TASK REQUIREMENTS |
Please return nothing but the lines between the line holding "Write the matplotlib code for this chart." and the line holding "colors = [blue] * 10 + [orange]", both ends included, without the pictures.

[Charts and diagrams as code]
--------
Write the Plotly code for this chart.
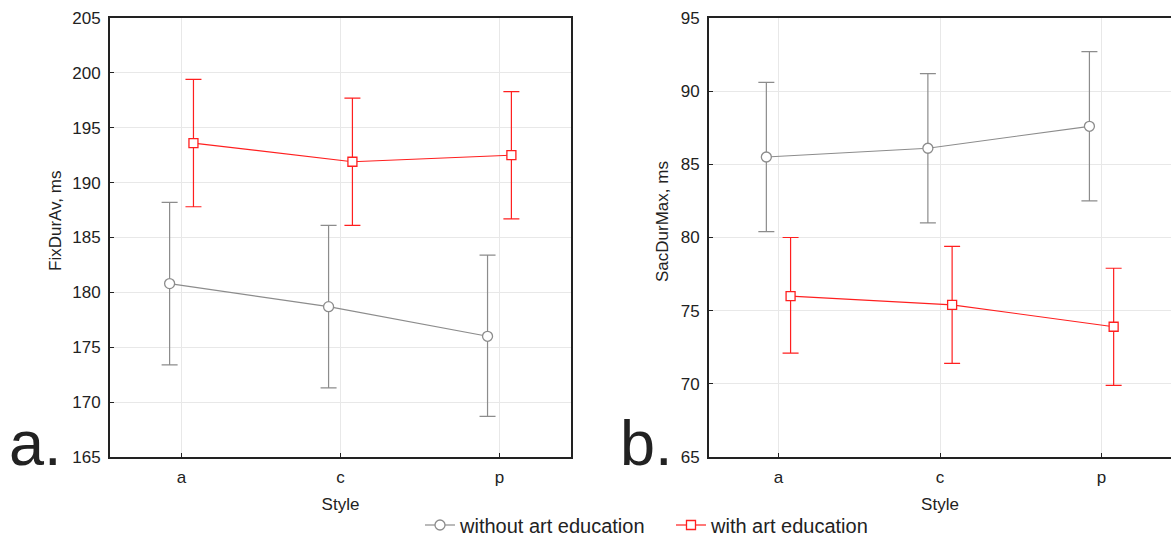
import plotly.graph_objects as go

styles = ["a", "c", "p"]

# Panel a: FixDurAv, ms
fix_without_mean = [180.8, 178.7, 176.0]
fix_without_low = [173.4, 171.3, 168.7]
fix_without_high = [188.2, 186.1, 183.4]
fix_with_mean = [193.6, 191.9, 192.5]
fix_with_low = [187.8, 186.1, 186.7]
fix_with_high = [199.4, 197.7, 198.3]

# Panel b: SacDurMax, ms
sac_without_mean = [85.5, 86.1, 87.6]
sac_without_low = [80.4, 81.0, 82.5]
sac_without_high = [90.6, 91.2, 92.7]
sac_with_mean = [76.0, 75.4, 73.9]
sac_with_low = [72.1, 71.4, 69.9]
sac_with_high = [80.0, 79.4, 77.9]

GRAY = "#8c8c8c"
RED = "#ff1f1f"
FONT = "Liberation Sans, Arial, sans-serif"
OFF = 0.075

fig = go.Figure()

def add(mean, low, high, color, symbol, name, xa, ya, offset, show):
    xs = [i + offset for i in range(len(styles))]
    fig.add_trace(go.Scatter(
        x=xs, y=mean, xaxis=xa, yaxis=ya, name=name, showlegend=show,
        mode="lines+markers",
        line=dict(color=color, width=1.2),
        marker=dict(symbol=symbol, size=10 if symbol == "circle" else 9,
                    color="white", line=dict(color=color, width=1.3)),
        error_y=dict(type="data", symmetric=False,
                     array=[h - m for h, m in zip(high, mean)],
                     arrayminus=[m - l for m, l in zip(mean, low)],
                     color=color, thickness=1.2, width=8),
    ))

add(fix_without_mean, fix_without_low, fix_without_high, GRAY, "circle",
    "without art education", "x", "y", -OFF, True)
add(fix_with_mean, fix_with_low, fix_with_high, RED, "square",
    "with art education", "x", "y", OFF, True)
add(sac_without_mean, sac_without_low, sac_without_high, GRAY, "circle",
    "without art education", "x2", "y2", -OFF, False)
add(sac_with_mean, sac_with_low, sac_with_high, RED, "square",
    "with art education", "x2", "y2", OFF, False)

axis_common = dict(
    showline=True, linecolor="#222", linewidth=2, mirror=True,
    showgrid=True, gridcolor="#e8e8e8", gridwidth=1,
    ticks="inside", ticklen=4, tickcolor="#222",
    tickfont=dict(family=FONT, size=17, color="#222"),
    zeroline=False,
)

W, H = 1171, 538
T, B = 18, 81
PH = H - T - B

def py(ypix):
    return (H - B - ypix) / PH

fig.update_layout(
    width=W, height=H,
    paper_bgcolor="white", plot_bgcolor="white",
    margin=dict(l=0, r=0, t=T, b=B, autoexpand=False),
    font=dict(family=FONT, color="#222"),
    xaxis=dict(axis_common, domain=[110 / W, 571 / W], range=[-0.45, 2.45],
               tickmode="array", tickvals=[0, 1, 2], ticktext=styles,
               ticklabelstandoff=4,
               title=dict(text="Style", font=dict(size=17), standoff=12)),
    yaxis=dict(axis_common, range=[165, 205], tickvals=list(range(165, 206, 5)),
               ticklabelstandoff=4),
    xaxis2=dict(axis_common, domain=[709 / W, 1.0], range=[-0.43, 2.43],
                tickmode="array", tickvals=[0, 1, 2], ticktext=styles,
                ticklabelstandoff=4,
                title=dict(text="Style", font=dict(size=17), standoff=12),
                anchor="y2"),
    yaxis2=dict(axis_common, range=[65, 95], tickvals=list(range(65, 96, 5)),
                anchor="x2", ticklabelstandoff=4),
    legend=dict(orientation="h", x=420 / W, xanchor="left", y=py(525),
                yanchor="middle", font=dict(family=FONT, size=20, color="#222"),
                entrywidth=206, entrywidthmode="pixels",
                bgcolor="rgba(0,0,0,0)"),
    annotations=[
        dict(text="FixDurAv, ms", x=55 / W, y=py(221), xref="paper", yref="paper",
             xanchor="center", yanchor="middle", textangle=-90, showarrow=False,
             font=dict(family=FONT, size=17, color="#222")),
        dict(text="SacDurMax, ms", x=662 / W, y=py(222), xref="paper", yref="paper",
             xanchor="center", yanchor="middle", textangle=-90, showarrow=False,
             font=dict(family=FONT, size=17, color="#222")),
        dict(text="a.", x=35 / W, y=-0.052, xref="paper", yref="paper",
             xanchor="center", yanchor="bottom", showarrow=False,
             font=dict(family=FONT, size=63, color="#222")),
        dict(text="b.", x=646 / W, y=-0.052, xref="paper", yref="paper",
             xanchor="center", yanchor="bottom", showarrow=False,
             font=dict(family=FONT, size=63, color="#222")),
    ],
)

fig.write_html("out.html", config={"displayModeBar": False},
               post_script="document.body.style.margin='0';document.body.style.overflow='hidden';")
--------
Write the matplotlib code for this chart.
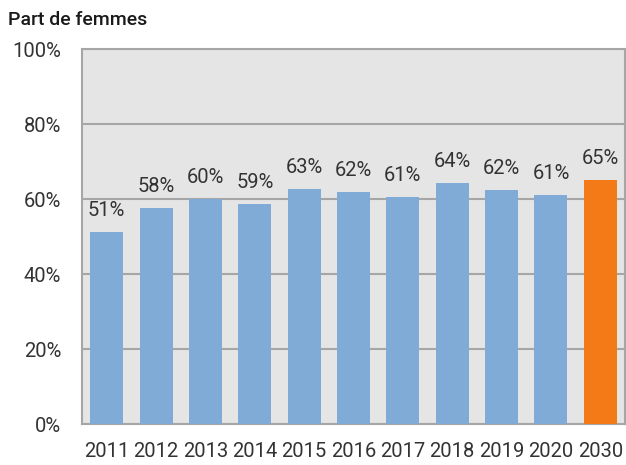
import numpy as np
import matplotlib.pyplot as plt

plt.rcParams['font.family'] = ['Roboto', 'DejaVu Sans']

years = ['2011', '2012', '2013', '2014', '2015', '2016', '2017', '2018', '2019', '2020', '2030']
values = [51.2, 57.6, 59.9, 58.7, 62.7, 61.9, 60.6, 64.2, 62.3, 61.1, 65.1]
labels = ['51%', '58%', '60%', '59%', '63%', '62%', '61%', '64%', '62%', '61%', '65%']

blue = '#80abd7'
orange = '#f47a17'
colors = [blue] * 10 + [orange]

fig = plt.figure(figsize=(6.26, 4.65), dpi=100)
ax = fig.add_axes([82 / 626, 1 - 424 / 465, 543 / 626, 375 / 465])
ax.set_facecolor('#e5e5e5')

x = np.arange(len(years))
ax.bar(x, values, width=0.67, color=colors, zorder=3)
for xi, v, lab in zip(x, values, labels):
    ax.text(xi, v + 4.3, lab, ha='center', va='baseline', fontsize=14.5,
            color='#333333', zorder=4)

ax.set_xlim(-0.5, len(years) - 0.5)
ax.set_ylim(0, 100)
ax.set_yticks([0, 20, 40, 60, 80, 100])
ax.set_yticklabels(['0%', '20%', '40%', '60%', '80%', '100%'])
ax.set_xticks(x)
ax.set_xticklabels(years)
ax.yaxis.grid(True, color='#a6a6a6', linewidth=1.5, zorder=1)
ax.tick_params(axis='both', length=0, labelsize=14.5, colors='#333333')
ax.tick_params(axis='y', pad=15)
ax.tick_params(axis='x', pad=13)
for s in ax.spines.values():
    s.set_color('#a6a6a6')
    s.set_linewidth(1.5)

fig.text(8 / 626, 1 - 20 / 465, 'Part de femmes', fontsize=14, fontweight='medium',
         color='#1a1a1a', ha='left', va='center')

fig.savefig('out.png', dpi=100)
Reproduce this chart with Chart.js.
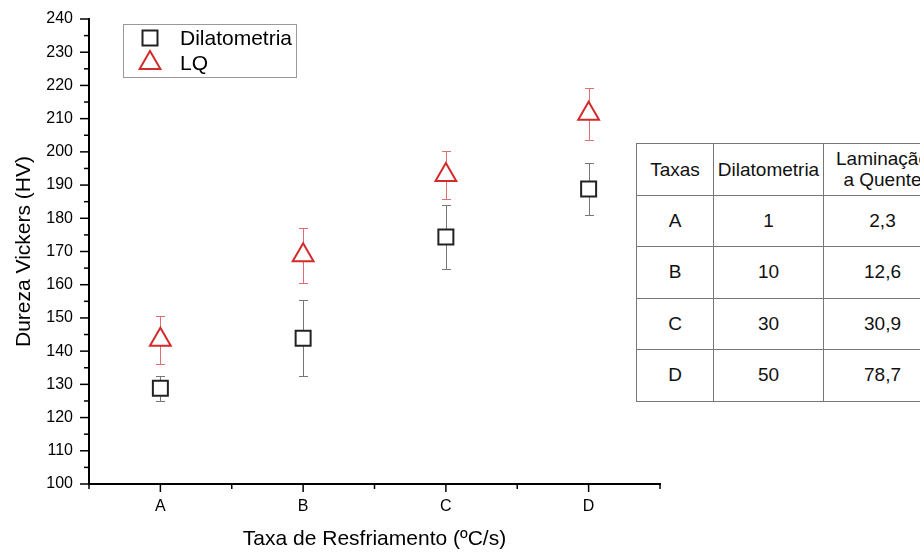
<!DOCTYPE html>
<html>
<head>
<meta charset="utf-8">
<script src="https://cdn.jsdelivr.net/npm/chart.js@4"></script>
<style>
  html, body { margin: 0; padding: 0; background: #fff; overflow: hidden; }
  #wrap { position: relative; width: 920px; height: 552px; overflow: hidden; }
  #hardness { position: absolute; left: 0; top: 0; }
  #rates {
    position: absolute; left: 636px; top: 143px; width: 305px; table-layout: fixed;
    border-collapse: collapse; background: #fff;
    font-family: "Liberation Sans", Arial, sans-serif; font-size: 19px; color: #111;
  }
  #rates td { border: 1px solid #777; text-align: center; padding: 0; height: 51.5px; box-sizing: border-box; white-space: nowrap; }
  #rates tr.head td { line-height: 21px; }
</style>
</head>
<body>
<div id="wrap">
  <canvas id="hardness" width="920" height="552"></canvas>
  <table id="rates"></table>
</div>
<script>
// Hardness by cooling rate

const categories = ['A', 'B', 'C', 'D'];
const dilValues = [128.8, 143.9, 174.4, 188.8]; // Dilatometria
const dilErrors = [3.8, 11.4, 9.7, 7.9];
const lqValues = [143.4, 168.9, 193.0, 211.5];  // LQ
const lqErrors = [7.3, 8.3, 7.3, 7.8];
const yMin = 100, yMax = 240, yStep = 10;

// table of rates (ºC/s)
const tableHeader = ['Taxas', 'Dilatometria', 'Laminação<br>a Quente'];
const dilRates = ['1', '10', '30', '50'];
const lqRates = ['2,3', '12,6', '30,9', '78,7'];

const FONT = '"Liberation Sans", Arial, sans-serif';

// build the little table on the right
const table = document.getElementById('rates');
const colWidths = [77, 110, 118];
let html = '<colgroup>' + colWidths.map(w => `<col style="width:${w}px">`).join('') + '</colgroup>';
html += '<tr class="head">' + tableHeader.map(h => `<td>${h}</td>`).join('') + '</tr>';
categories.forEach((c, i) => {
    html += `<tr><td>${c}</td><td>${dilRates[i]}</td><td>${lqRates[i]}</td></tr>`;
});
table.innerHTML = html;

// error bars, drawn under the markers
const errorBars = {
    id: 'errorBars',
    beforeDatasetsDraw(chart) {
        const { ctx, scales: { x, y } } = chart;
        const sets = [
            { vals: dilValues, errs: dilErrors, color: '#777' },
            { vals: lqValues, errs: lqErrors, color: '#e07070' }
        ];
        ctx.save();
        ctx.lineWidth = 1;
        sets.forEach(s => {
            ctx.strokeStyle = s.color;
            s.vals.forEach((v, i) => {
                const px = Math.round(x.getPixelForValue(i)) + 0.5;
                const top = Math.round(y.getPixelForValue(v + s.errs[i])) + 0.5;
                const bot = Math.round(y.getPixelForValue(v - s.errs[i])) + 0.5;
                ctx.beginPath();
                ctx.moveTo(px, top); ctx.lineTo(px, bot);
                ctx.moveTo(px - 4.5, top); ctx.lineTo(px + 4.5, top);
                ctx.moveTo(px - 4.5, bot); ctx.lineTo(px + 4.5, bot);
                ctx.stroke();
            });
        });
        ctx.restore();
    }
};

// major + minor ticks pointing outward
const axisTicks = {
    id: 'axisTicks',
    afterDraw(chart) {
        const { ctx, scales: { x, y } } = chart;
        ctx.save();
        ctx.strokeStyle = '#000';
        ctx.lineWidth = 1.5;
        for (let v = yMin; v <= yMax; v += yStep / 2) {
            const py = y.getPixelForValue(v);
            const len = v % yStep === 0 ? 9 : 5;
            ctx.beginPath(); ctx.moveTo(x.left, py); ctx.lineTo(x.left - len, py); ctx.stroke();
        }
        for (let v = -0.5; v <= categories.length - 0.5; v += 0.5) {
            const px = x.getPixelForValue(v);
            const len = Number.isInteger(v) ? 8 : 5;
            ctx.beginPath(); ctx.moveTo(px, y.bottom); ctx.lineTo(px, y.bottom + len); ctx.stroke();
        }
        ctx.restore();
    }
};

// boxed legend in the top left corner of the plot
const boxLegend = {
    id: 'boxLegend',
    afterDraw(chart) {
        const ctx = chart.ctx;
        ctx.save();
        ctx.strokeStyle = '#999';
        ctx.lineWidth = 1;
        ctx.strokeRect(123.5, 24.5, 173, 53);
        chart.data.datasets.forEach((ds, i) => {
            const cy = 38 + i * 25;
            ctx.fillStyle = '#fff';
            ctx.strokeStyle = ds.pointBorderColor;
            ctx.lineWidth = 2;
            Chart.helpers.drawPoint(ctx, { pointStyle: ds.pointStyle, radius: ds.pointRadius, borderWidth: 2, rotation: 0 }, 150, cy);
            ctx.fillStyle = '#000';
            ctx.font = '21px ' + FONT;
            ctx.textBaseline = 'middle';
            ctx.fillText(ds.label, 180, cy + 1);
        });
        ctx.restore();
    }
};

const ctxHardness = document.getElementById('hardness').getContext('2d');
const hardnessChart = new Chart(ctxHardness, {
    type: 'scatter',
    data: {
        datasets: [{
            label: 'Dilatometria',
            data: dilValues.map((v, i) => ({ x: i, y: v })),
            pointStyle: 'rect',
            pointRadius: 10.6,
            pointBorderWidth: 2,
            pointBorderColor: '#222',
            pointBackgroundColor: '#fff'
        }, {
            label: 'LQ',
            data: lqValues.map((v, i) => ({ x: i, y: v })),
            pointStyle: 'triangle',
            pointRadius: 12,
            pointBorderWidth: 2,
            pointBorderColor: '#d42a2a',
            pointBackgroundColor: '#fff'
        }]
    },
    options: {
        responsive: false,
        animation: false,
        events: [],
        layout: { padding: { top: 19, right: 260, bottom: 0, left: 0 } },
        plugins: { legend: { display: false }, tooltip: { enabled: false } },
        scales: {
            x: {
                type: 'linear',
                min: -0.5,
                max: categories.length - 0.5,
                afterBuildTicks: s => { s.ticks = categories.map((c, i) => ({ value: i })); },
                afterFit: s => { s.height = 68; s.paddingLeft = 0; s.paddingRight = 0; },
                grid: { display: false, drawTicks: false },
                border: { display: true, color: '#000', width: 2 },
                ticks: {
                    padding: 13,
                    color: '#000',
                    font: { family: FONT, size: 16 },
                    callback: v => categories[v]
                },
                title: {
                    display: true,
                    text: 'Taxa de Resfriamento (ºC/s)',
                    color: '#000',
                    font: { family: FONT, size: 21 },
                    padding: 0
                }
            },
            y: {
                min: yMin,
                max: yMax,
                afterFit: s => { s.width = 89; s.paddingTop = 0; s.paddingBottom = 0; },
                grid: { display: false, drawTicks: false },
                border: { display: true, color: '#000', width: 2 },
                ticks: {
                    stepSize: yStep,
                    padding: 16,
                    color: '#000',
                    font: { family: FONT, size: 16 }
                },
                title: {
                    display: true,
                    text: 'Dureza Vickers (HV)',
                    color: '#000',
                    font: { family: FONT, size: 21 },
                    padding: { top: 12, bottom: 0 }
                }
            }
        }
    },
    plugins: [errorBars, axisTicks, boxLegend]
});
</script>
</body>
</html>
--------
TASK RESPONSE |
Write the matplotlib code for this chart.
import numpy as np
import matplotlib.pyplot as plt

plt.rcParams['font.family'] = ['Roboto', 'DejaVu Sans']

years = ['2011', '2012', '2013', '2014', '2015', '2016', '2017', '2018', '2019', '2020', '2030']
values = [51.2, 57.6, 59.9, 58.7, 62.7, 61.9, 60.6, 64.2, 62.3, 61.1, 65.1]
labels = ['51%', '58%', '60%', '59%', '63%', '62%', '61%', '64%', '62%', '61%', '65%']

blue = '#80abd7'
orange = '#f47a17'
colors = [blue] * 10 + [orange]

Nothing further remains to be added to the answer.